Thank you for this wonderful allyship, Ron. As a member of the trans rights working group for Sierra Cascades Yearly Meeting of Friends, I wholeheartedly agree and hope that my Quaker friends will continue to give full acceptance to and defend the rights of trans people. The slow stripping away of their rights is very painful to watch, but Quakers know how to resist injustice. ❤️
I found this article deeply resonant. As a trans person myself, my spirituality was a guiding principle in my journey to come out and show up in the world as my true self.

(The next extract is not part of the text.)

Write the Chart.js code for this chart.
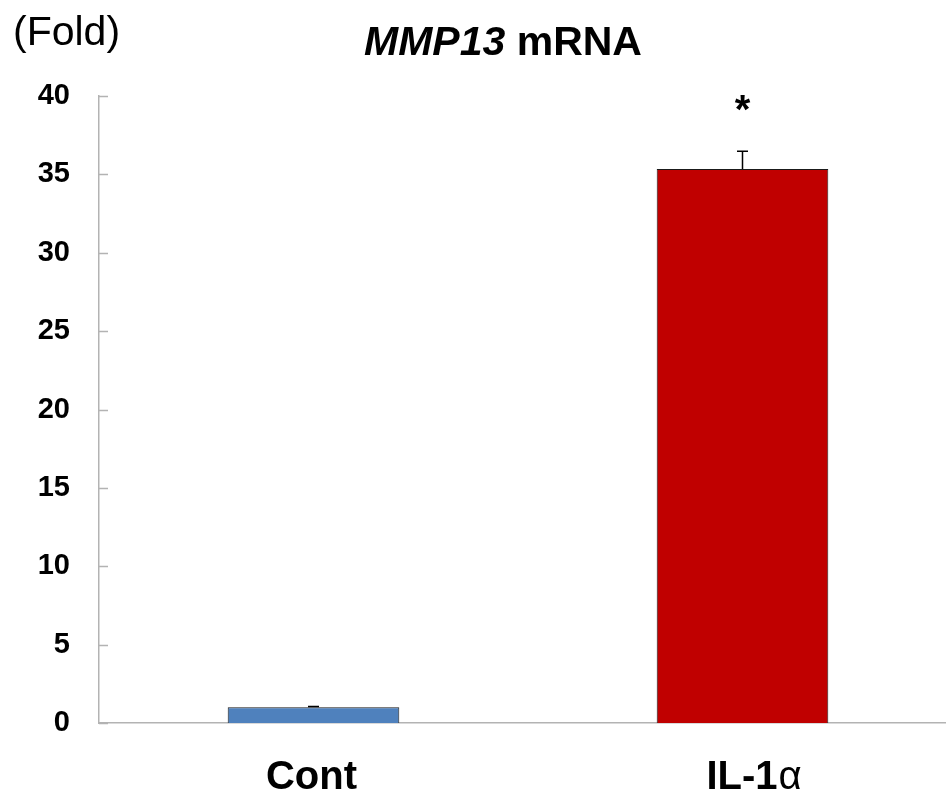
<!DOCTYPE html>
<html>
<head>
<meta charset="utf-8">
<script src="https://cdn.jsdelivr.net/npm/chart.js@4.4.1/dist/chart.umd.min.js"></script>
<style>
  html, body { margin: 0; padding: 0; background: #fff; overflow: hidden; }
  #chart { display: block; }
</style>
</head>
<body>
<canvas id="chart" width="960" height="793"></canvas>
<script>
// data
const categories = ['Cont', 'IL-1α'];
const foldValues = [1.0, 35.35];
const errorValues = [0.06, 1.12];
const barColors = ['#4F81BD', '#C00000'];
const significant = [false, true];
const yMin = 0;
const yMax = 40;
const yStep = 5;

const FONT = '"Liberation Sans", Arial, sans-serif';

// error bars, inner ticks, title and mixed-font labels
const extrasPlugin = {
  id: 'extras',
  afterDatasetsDraw(chart) {
    const ctx = chart.ctx;
    const y = chart.scales.y;
    const meta = chart.getDatasetMeta(0);
    ctx.save();
    ctx.strokeStyle = '#000';
    ctx.lineWidth = 1.5;
    meta.data.forEach((bar, i) => {
      const top = y.getPixelForValue(foldValues[i]);
      const end = y.getPixelForValue(foldValues[i] + errorValues[i]);
      ctx.beginPath();
      ctx.moveTo(bar.x, top);
      ctx.lineTo(bar.x, end);
      ctx.moveTo(bar.x - 5.5, end);
      ctx.lineTo(bar.x + 5.5, end);
      ctx.stroke();
      if (significant[i]) {
        ctx.fillStyle = '#000';
        ctx.font = 'bold 40px ' + FONT;
        ctx.textAlign = 'center';
        ctx.textBaseline = 'alphabetic';
        ctx.fillText('*', bar.x, end - 28);
      }
    });
    ctx.restore();
  },
  afterDraw(chart) {
    const ctx = chart.ctx;
    const y = chart.scales.y;
    const area = chart.chartArea;
    ctx.save();

    // inward tick marks on the y axis
    ctx.strokeStyle = '#b3b3b3';
    ctx.lineWidth = 1.5;
    for (let v = yMin; v <= yMax; v += yStep) {
      const py = Math.round(y.getPixelForValue(v)) + 0.5;
      ctx.beginPath();
      ctx.moveTo(area.left, py);
      ctx.lineTo(area.left + 9, py);
      ctx.stroke();
    }

    ctx.fillStyle = '#000';
    ctx.textBaseline = 'alphabetic';

    // (Fold)
    ctx.textAlign = 'left';
    ctx.font = '41px ' + FONT;
    ctx.fillText('(Fold)', 13, 45);

    // title: MMP13 (italic) mRNA
    const p1 = 'MMP13';
    const p2 = ' mRNA';
    ctx.font = 'italic bold 41px ' + FONT;
    const w1 = ctx.measureText(p1).width;
    ctx.font = 'bold 41px ' + FONT;
    const w2 = ctx.measureText(p2).width;
    let tx = 503 - (w1 + w2) / 2;
    ctx.font = 'italic bold 41px ' + FONT;
    ctx.fillText(p1, tx, 55);
    ctx.font = 'bold 41px ' + FONT;
    ctx.fillText(p2, tx + w1, 55);

    // category labels
    const x = chart.scales.x;
    categories.forEach((c, i) => {
      const cx = x.getPixelForValue(i);
      const m = c.indexOf('α');
      if (m < 0) {
        ctx.font = 'bold 40px ' + FONT;
        ctx.textAlign = 'center';
        ctx.fillText(c, cx - 2, 789);
      } else {
        const a = c.slice(0, m);
        ctx.font = 'bold 40px ' + FONT;
        const wa = ctx.measureText(a).width;
        ctx.font = '40px ' + FONT;
        const wb = ctx.measureText('α').width;
        const sx = cx + 11 - (wa + wb) / 2;
        ctx.textAlign = 'left';
        ctx.font = 'bold 40px ' + FONT;
        ctx.fillText(a, sx, 789);
        ctx.font = '40px ' + FONT;
        ctx.fillText('α', sx + wa + 1, 789);
      }
    });
    ctx.restore();
  }
};

new Chart(document.getElementById('chart'), {
  type: 'bar',
  data: {
    labels: categories,
    datasets: [{
      data: foldValues,
      backgroundColor: barColors,
      borderColor: '#1a1a1a',
      borderWidth: 1,
      barPercentage: 0.4,
      categoryPercentage: 1.0
    }]
  },
  options: {
    responsive: false,
    animation: false,
    devicePixelRatio: 1,
    layout: { padding: { top: 96, right: 3, bottom: 70, left: 0 } },
    plugins: {
      legend: { display: false },
      tooltip: { enabled: false },
      title: { display: false }
    },
    scales: {
      x: {
        grid: { display: false, drawTicks: false },
        border: { display: true, color: '#b3b3b3', width: 1.5 },
        ticks: { display: false },
        afterFit(scale) { scale.height = 0; }
      },
      y: {
        min: yMin,
        max: yMax,
        grid: { display: false, drawTicks: false },
        border: { display: true, color: '#b3b3b3', width: 1.5 },
        ticks: {
          stepSize: yStep,
          color: '#000',
          padding: 29,
          font: { family: FONT, size: 29, weight: 'bold' }
        },
        afterFit(scale) { scale.width = 99; }
      }
    }
  },
  plugins: [extrasPlugin]
});
</script>
</body>
</html>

Trans people are not a new phenomenon by the way – all thats new is the medical treatment we now have access to. The Talmud and other ancient sources discuss diversity of gender identity noting at least 7 variations; in Indian cultures, Hijras have existed for centuries: Native American cultures have long recognized two-spirited individuals, and so on. We have existed for millennia. We are nothing new in nature.

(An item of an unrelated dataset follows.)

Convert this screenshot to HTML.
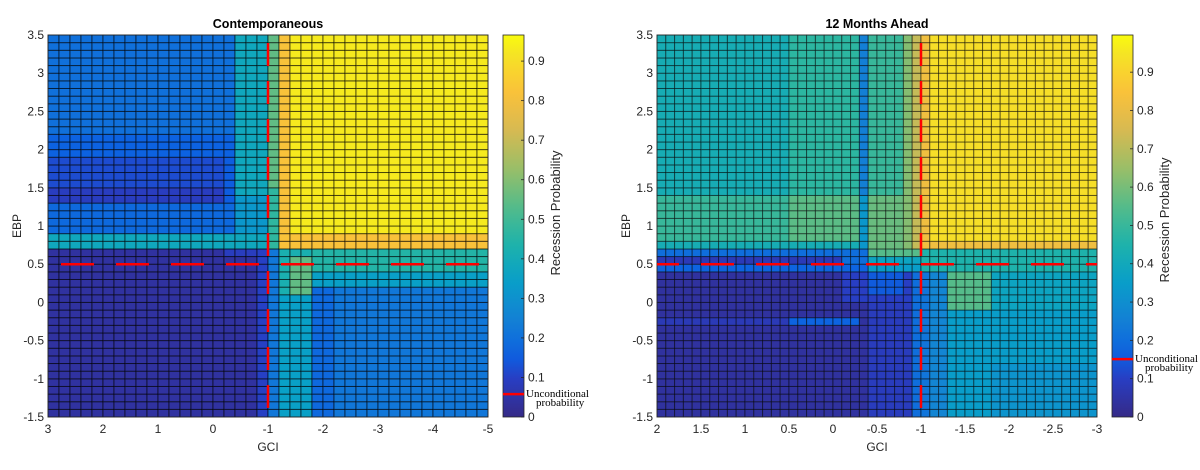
<!DOCTYPE html>
<html><head><meta charset="utf-8"><style>
body{margin:0;background:#fff;}
svg{display:block;font-family:"Liberation Sans",sans-serif;}
.tk{font-size:12px;fill:#262626;}
.ttl{font-size:12.5px;font-weight:bold;fill:#000;}
.lab{font-size:12px;fill:#262626;}
.uc{font-family:"Liberation Serif",serif;font-size:11px;fill:#000;}
</style></head><body>
<svg id="fig" width="1200" height="470" viewBox="0 0 1200 470">
<rect width="1200" height="470" fill="#fff"/>
</svg>
<script>
// ---------- data ----------
const yTicks = [-1.5,-1,-0.5,0,0.5,1,1.5,2,2.5,3,3.5];
const leftXTicks = [3,2,1,0,-1,-2,-3,-4,-5];
const rightXTicks = [2,1.5,1,0.5,0,-0.5,-1,-1.5,-2,-2.5,-3];
const cbTicks = [0,0.1,0.2,0.3,0.4,0.5,0.6,0.7,0.8,0.9];
const leftUncond = 0.058;
const rightUncond = 0.151;
// regions: [xA, xB, yA, yB, probability]; later entries override earlier
const leftRegions = [
 [-5,3,-1.5,3.5,0.93],
 [-1.4,-1.2,0.7,3.5,0.82],
 [-5,-1.2,0.7,0.9,0.82],
 [-1.2,-1,0.7,3.5,0.55],
 [-1.2,-1,0.7,1.5,0.47],
 [-1,-0.4,0.7,3.5,0.38],
 [-1,-0.4,0.7,1.4,0.32],
 [-0.4,3,2.2,3.5,0.2],
 [-0.4,3,1.9,2.2,0.16],
 [-0.2,3,1.3,1.9,0.12],
 [-0.4,-0.2,1.3,1.9,0.15],
 [-0.2,3,1.3,1.5,0.09],
 [-0.4,3,0.9,1.3,0.18],
 [-1,3,0.7,0.9,0.38],
 [-0.8,3,-1.5,0.7,0.04],
 [-0.8,-0.2,0.6,0.7,0.09],
 [-1,-0.8,-1.5,0.7,0.1],
 [-1.2,-1,-1.5,0.7,0.22],
 [-1.8,-1.2,-1.5,0.7,0.35],
 [-1.8,-1.2,0.1,0.7,0.42],
 [-1.8,-1.4,0.1,0.6,0.55],
 [-2.2,-1.8,-1.5,0.7,0.18],
 [-5,-2.2,-1.5,0.7,0.22],
 [-5,-1.8,0.4,0.7,0.45],
 [-5,-1.8,0.2,0.4,0.35]
];
const rightRegions = [
 [-3,2,-1.5,3.5,0.93],
 [-1.1,-1,0.7,3.5,0.82],
 [-3,-1,0.7,0.8,0.82],
 [-1,-0.9,0.7,3.5,0.72],
 [-0.9,-0.8,0.7,3.5,0.62],
 [-0.8,-0.4,0.7,3.5,0.5],
 [-0.8,-0.4,0.7,1.4,0.58],
 [-0.4,-0.3,0.7,3.5,0.25],
 [-0.4,-0.3,0.7,1.4,0.33],
 [-0.3,0.5,0.7,3.5,0.48],
 [-0.3,0.5,0.8,1.4,0.56],
 [0.5,2,0.7,3.5,0.42],
 [0.5,2,0.8,1.4,0.5],
 [-0.3,2,0.7,0.8,0.42],
 [-1,2,0.6,0.7,0.2],
 [-1,-0.4,0.6,0.7,0.55],
 [-1,2,0.5,0.6,0.08],
 [-0.4,-0.1,0.5,0.6,0.2],
 [-1,-0.4,0.5,0.6,0.38],
 [-1,2,0.4,0.5,0.17],
 [-1,-0.4,0.4,0.5,0.35],
 [-1,2,-1.5,0.4,0.04],
 [-0.9,-0.1,0,0.4,0.1],
 [-0.8,-0.4,0.1,0.4,0.15],
 [-0.9,-0.4,-1.5,0,0.09],
 [-0.3,0.5,-0.3,-0.2,0.17],
 [0.5,2,-0.3,-0.2,0.08],
 [-1,-0.9,-1.5,0.4,0.2],
 [-3,-1,-1.5,0.7,0.38],
 [-3,-1,0.4,0.7,0.45],
 [-1.1,-1,-1.5,0.4,0.22],
 [-1.3,-1.1,-1.5,0.4,0.27],
 [-3,-1.3,-1.5,-0.1,0.35],
 [-1.8,-1.3,-0.1,0.4,0.55],
 [-3,-1.8,-1.5,-0.8,0.32]
];
// ---------- rendering ----------
const NS='http://www.w3.org/2000/svg';
const svg=document.getElementById('fig');
function el(tag,attrs,parent){const e=document.createElementNS(NS,tag);for(const k in attrs)e.setAttribute(k,attrs[k]);(parent||svg).appendChild(e);return e;}
const stops=[[0,[53,42,135]],[0.1,[40,62,195]],[0.16,[12,96,226]],[0.26,[20,130,212]],[0.36,[8,160,200]],[0.46,[32,180,168]],[0.56,[90,188,135]],[0.66,[160,190,100]],[0.76,[220,185,80]],[0.86,[252,195,55]],[0.95,[245,228,36]],[1,[249,251,14]]];
function cmap(t){t=Math.max(0,Math.min(1,t));for(let i=1;i<stops.length;i++){if(t<=stops[i][0]){const a=stops[i-1],b=stops[i];const f=(t-a[0])/(b[0]-a[0]);const c=a[1].map((v,j)=>Math.round(v+(b[1][j]-v)*f));return `rgb(${c[0]},${c[1]},${c[2]})`;}}return 'rgb(249,251,14)';}
function lookup(regs,x,y){let v=0;for(const r of regs){const x0=Math.min(r[0],r[1]),x1=Math.max(r[0],r[1]);if(x>x0&&x<x1&&y>r[2]&&y<r[3])v=r[4];}return v;}

function panel(o){
 const g=el('g',{});
 
 
 const sx=v=>o.L+(o.x0-v)/(o.x0-o.x1)*(o.R-o.L);
 const sy=v=>o.B-(v+1.5)/5*(o.B-o.T);
 const cells=el('g',{},g);
 
 
 const nx=Math.round((o.x0-o.x1)/o.dx), ny=50;
 for(let i=0;i<nx;i++){for(let j=0;j<ny;j++){
  const xa=o.x0-i*o.dx, xb=xa-o.dx, ya=-1.5+j*0.1, yb=ya+0.1;
  const v=lookup(o.regs,(xa+xb)/2,(ya+yb)/2);
  const r=el('rect',{x:sx(xa),y:sy(yb),width:sx(xb)-sx(xa),height:sy(ya)-sy(yb),fill:cmap(v/o.vmax),stroke:'#000','stroke-opacity':o.so,'stroke-width':1},cells);
  
  
 }}
 const ax=el('rect',{x:o.L,y:o.T,width:o.R-o.L,height:o.B-o.T,fill:'none',stroke:'#262626','stroke-width':0.8},g);
 
 
 const hl=el('line',{x1:o.L,x2:o.R,y1:sy(0.5),y2:sy(0.5),stroke:'#f00','stroke-width':2.5,'stroke-dasharray':'33 22','stroke-dashoffset':o.hOff},g);
 
 
 const vl=el('line',{x1:sx(-1),x2:sx(-1),y1:o.T,y2:o.B,stroke:'#f00','stroke-width':2.5,'stroke-dasharray':'23 15','stroke-dashoffset':-8},g);
 
 
 for(const t of yTicks){const tx=el('text',{x:o.L-4,y:sy(t)+4,'text-anchor':'end',class:'tk'},g);tx.textContent=t;
  
  }
 for(const t of o.xt){const tx=el('text',{x:sx(t),y:o.B+16,'text-anchor':'middle',class:'tk'},g);tx.textContent=t;
  
  }
 const xl=el('text',{x:(o.L+o.R)/2,y:451,'text-anchor':'middle',class:'lab'},g);xl.textContent='GCI';
 
 
 const yl=el('text',{x:o.L-27,y:(o.T+o.B)/2,'text-anchor':'middle',class:'lab',transform:`rotate(-90 ${o.L-27} ${(o.T+o.B)/2})`},g);yl.textContent='EBP';
 
 
 const tt=el('text',{x:(o.L+o.R)/2,y:28,'text-anchor':'middle',class:'ttl'},g);tt.textContent=o.title;
 
 
 const cb=el('g',{},g);
 
 
 const cy=v=>o.B-v/o.vmax*(o.B-o.T);
 const gid='grad'+o.id;
 const defs=el('defs',{},cb);
 const lg=el('linearGradient',{id:gid,x1:0,y1:1,x2:0,y2:0},defs);
 for(let k=0;k<=20;k++){el('stop',{offset:k/20,'stop-color':cmap(k/20)},lg);}
 const cr=el('rect',{x:o.cbL,y:o.T,width:21,height:o.B-o.T,fill:`url(#${gid})`,stroke:'#262626','stroke-width':0.8},cb);
 
 
 for(const t of cbTicks){
  el('line',{x1:o.cbL+21,x2:o.cbL+18,y1:cy(t),y2:cy(t),stroke:'#262626','stroke-width':0.8},cb);
  const tx=el('text',{x:o.cbL+25,y:cy(t)+4,class:'tk'},cb);tx.textContent=t;
  
  }
 const ul=el('line',{x1:o.cbL,x2:o.cbL+21,y1:cy(o.unc),y2:cy(o.unc),stroke:'#f00','stroke-width':2.5},cb);
 
 
 const u1=el('text',{x:o.cbL+23,y:cy(o.unc)+3,class:'uc'},cb);u1.textContent='Unconditional';
 
 
 const u2=el('text',{x:o.cbL+33,y:cy(o.unc)+12,class:'uc'},cb);u2.textContent='probability';
 
 
 const cl=el('text',{x:o.cbL+57,y:o.cbLabY,'text-anchor':'middle',class:'lab',style:'font-size:13px',transform:`rotate(-90 ${o.cbL+57} ${o.cbLabY})`},cb);cl.textContent='Recession Probability';
 
 
}
panel({id:'L',name:'contemporaneous-panel',title:'Contemporaneous',L:48,R:488,T:35,B:417,x0:3,x1:-5,dx:0.2,regs:leftRegions,xt:leftXTicks,vmax:0.966,cbL:503,unc:leftUncond,hOff:-13,cbLabY:213,so:0.6});
panel({id:'R',name:'twelve-months-ahead-panel',title:'12 Months Ahead',L:657,R:1097,T:35,B:417,x0:2,x1:-3,dx:0.1,regs:rightRegions,xt:rightXTicks,vmax:0.997,cbL:1112,unc:rightUncond,hOff:11,cbLabY:220,so:0.5});
</script>
</body></html>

Personally, I think we just represent a variety of invisible intersex conditions affecting how our brains develop (as the other commenter noted), but the science is still nascent. Im not sure it matters either. From a spiritual lens, I can simply say that this is how I was created. Living true to who I am has enabled me to connect more deeply with spirit and with humanity, to embrace my other callings in life, and to be a more complete expression of the divine spark within. I tried for decades to hide who I was from the world – it didn’t work, and only led to a muting of the still small voice within.
I cannot understand the cruelty with which others sometimes treat transgender people, much less their attempts to cloak that cruelty in some kind of religious faith – but I try to see the light in them too and recognize that perhaps they too are hurting or fearful. I hope that in the years to come we can all find more compassion for one another.